On Friday the latest report on Canadian GDP (measure of growth) was out.
The Canadian economy grew by 0.2% in July. However, the growth for the
third quarter is likely to be around 2% annualized, which is below the
forecast. That is mostly due to the recent economic data in the U.S.
which “points to a significant moderation in activity, which has and
will continue to restrain demand for Canadian products in the coming
quarter.” Said TD economist.
The U.S , the existing home sales posted a weaker than expected result
with a decline of 0.5% in August and the median selling price for a
single family home fell by 1.7% on a year over year basis. This was the
second largest monthly decline for prices since 1990s. Also the supply
of unsold homes was up to 7.5 months, up from 7.3 months in July.

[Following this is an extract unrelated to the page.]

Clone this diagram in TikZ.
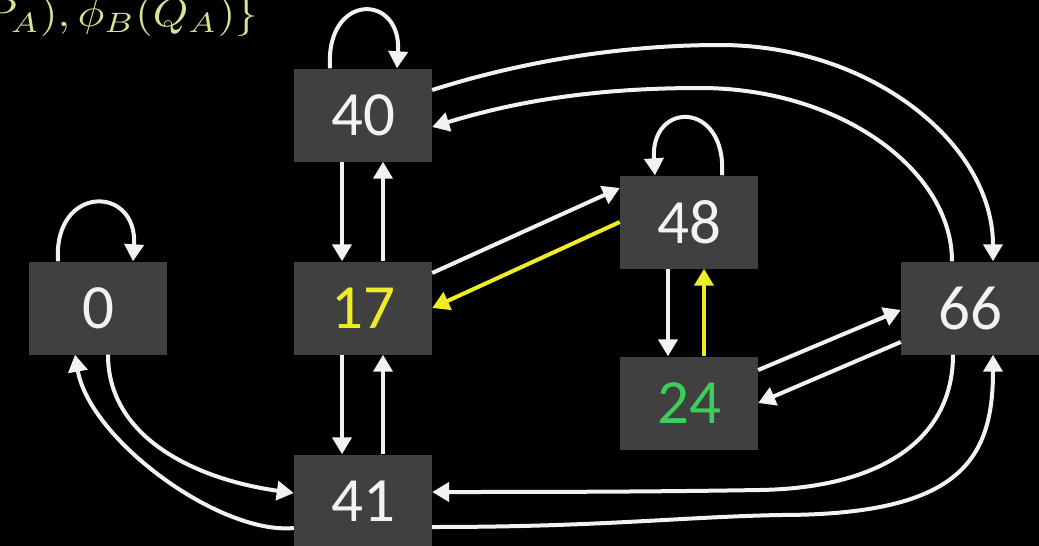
\documentclass[tikz,border=0pt]{standalone}
\usepackage{graphicx}
\usepackage{fontspec}
\newfontfamily\digfont{Carlito}
\usetikzlibrary{arrows.meta,calc}
\definecolor{boxgray}{RGB}{64,64,64}
\definecolor{ylw}{RGB}{236,236,40}
\definecolor{grn}{RGB}{60,205,90}
\definecolor{lbl}{RGB}{214,228,150}
\definecolor{wht}{RGB}{242,242,242}
\tikzset{
  statebox/.style={fill=boxgray, minimum width=138pt, minimum height=93pt, inner sep=0pt,
    text=wht, font=\digfont\fontsize{63}{63}\selectfont},
  warr/.style={draw=wht, line width=4pt, -{Triangle[length=17pt,width=19pt]}},
  yarr/.style={warr, draw=ylw},
}
\begin{document}
\begin{tikzpicture}[x=1pt,y=-1pt]
\useasboundingbox (0,0) rectangle (1039,546);
\fill[black] (0,0) rectangle (1039,546);
\clip (0,0) rectangle (1039,546);

\node[anchor=base east, inner sep=0pt, text=lbl] (title) at (258,27) {\scalebox{4.5}[4.0]{$P_A),\phi_B(Q_A)\}$}};

\node[statebox] (n40) at (363,115) {40};
\node[statebox, text=ylw] (n17) at (363,308) {17};
\node[statebox] (n41) at (363,501) {41};
\node[statebox] (n0) at (98,308) {0};
\node[statebox] (n48) at (689,222) {48};
\node[statebox, text=grn] (n24) at (689,403) {24};
\node[statebox] (n66) at (970,308) {66};

% self loops
\draw[warr] ([xshift=-33pt]n40.north) .. controls +(-5,-76) and +(5,-76) .. ([xshift=34pt]n40.north);
\draw[warr] ([xshift=33pt]n48.north) .. controls +(5,-75) and +(-5,-75) .. ([xshift=-34pt]n48.north);
\draw[warr] ([xshift=-40pt]n0.north) .. controls +(-5,-77) and +(5,-77) .. ([xshift=35pt]n0.north);

% verticals
\draw[warr] ([xshift=-21pt]n40.south) -- ([xshift=-21pt]n17.north);
\draw[warr] ([xshift=20pt]n17.north) -- ([xshift=20pt]n40.south);
\draw[warr] ([xshift=-21pt]n17.south) -- ([xshift=-21pt]n41.north);
\draw[warr] ([xshift=20pt]n41.north) -- ([xshift=20pt]n17.south);
\draw[warr] ([xshift=-21pt]n48.south) -- ([xshift=-21pt]n24.north);
\draw[yarr] ([xshift=15pt]n24.north) -- ([xshift=15pt]n48.south);

% diagonals
\draw[warr] ([yshift=35pt]n17.east) -- ([yshift=34pt]n48.west);
\draw[yarr] (n48.west) -- (n17.east);
\draw[warr] ([yshift=33pt]n24.east) -- ([yshift=-2pt]n66.west);
\draw[warr] ([yshift=-34pt]n66.west) -- (n24.east);

% top curves
\draw[warr] ([yshift=25pt]n40.east) .. controls (520,62) and (620,45) .. (720,45)
  .. controls (870,45) and (993,143) .. ([xshift=23pt]n66.north);
\draw[warr] ([xshift=-18pt]n66.north) .. controls (952,170) and (840,88) .. (700,88)
  .. controls (600,88) and (520,100) .. ([yshift=-12pt]n40.east);

% bottom curves
\draw[warr] ([xshift=-17pt]n66.south) .. controls (953,440) and (880,488) .. (760,490)
  .. controls (640,492) and (520,492) .. ([yshift=9pt]n41.east);
\draw[warr] ([yshift=-26pt]n41.east) .. controls (600,527) and (680,517) .. (780,515)
  .. controls (960,515) and (993,460) .. ([xshift=23pt]n66.south);

% left curves
\draw[warr] ([xshift=10pt]n0.south) .. controls (108,440) and (200,480) .. ([yshift=8pt]n41.west);
\draw[warr] ([yshift=-27pt]n41.west) .. controls (220,535) and (90,440) .. ([xshift=-23pt]n0.south);
\end{tikzpicture}
\end{document}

What worried some investors was that on the business investment side,
durable goods orders (measure of the health of the business sector) in
August declined by 2%, the largest decline since July 2005. This is
particularly important because the argument has been that even though
the housing sector is slowing down, the business sector is so healthy
that it would help the economy to weather the housing slow down. At TD,
we think that “durable goods orders are notoriously volatile from one
month to another, implying that investors should focus on longer term
trends. Stripping away the most volatile items such as defense related
orders and Air craft, core capital goods orders experience only a mild
decline in Augusto of 0.3%.”
We expect the Fed to cut rates by 1% by the first quarter of 2007 and
the Bank of Canada to cut rates by 0.5% in early 2007 with the first
quarter point cut around march and the second in April.